Over 24 years of presenting Executive Education to thousands of senior executives around the world, my research unearthed 10 traits of successful leaders, as detailed in my book “Dynamic Leader, Adaptive Organization” (John Wiley and Sons, 2002 by Larraine Segil). But leaders cannot lead organizations that are unwilling to be led. Which is why these 10 traits of outstanding leaders must be mirrored with compatible traits in the organizations that they lead. The good news is that if there is not a fit, there are management tools that can help both leaders and organizations move towards necessary change, together.
Fearlessness is an important leadership trait if the organization matches it by being a culture that permits failure. In this case, the management tools needed to facilitate a strategic fit between a fearless leader and her/his organization are shared learning and shared power.
Getting a “no” is not a good reason to be fearful.

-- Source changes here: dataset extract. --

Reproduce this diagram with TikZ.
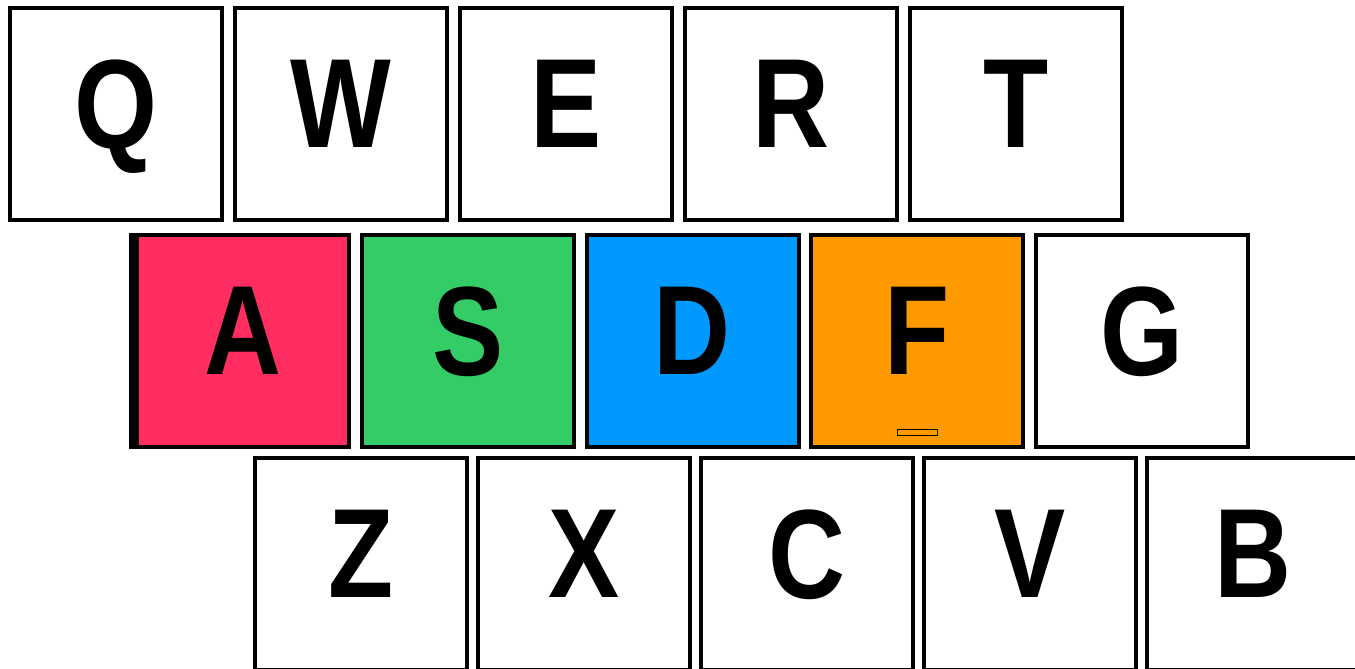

Mature leaders consider intended and unintended consequences, but not to the point of being paralyzed. Being fearless means taking some risks – not foolish ones, but ones which stretch you, and bend your mind under different challenges. Often doing what you fear the most makes your fear disappear, and you look back and marvel that you feared it at all. People want to be led by those who have courage, but being fearless without the other traits such as commitment, intelligence and integrity is like being a Lion without a heart.
The organization that punishes failure will be the one filled with those who operate with fear and constraint. One that permits failure is one that will be filled with innovation and inspiration. A leader who exhibits fearlessness (along with the commitment, intelligence and integrity) will be one who will inspire those who work for her to take some risks, think out of the box and to create new ideas and approaches.
Shared Learning and Shared Power:
These are the management processes that enable the two above characteristics to work together. Failing in a vacuum is bad failing. Failing in a structure that immediately takes the key learnings from the failure and shares it within the organization is “good” failing because it allows everyone to learn from mistakes while encouraging risk taking.
Here is an example of an organization that was led by a leader who was fearless, enabling a culture that permitted failure – and showing how this failure can lead to great innovation and organizational (as well as individual) success:
As a member and board member of The Committee of 200 (C200), an invitation-only group of the world’s top female entrepreneurs and C-Suite executives who work to foster, celebrate and advance women’s leadership in business, I’ve had the pleasure of meeting the most amazing women many of whom have become my friends. One of them is my fellow C200 member Maggie Wilderotter.
When we met, Maggie was the most senior woman working for Microsoft, running their Government Sector. From there, she left there to take the role of CEO of Citizens Communications, a $700 million telecom company now known as Frontier Communications (NASDAQ: FTR). For the past 11 years I have served on the board of that company and worked with Maggie – a truly fearless leader who would not take ‘ NO’ for an answer if she believed that what she was doing was the right thing. Because of this, under her leadership the company made multiple acquisitions and is now the Nation’s largest Rural Telecommunications Provider, doubling in size after acquiring Verizon’s assets in California, Texas and Florida.
Maggie’s approach was to enable fearlessness among those in her senior leadership team, as well as those in the general manager community across the organization. The idea was to push management control to those at the customer level so that they could make good decisions to help customers on the spot by sharing the learning and the power. To support this model that she believed in so much, Maggie was everywhere over the ten years she was CEO, meeting with the employees across the nation, available by email, phone and in person, and always driving her message through the ranks. In addition, she was fearless in looking ahead for herself and for the organization, orchestrating a smooth transition of new leadership as she moved to Executive Chair and now off the board and out of the company – which in itself is the mark of a good leader – succession planning and hand off.
The moral of the story? Fear is a constrainer of innovation. Mature leaders fear the right things – and someone saying “no” is not one of them.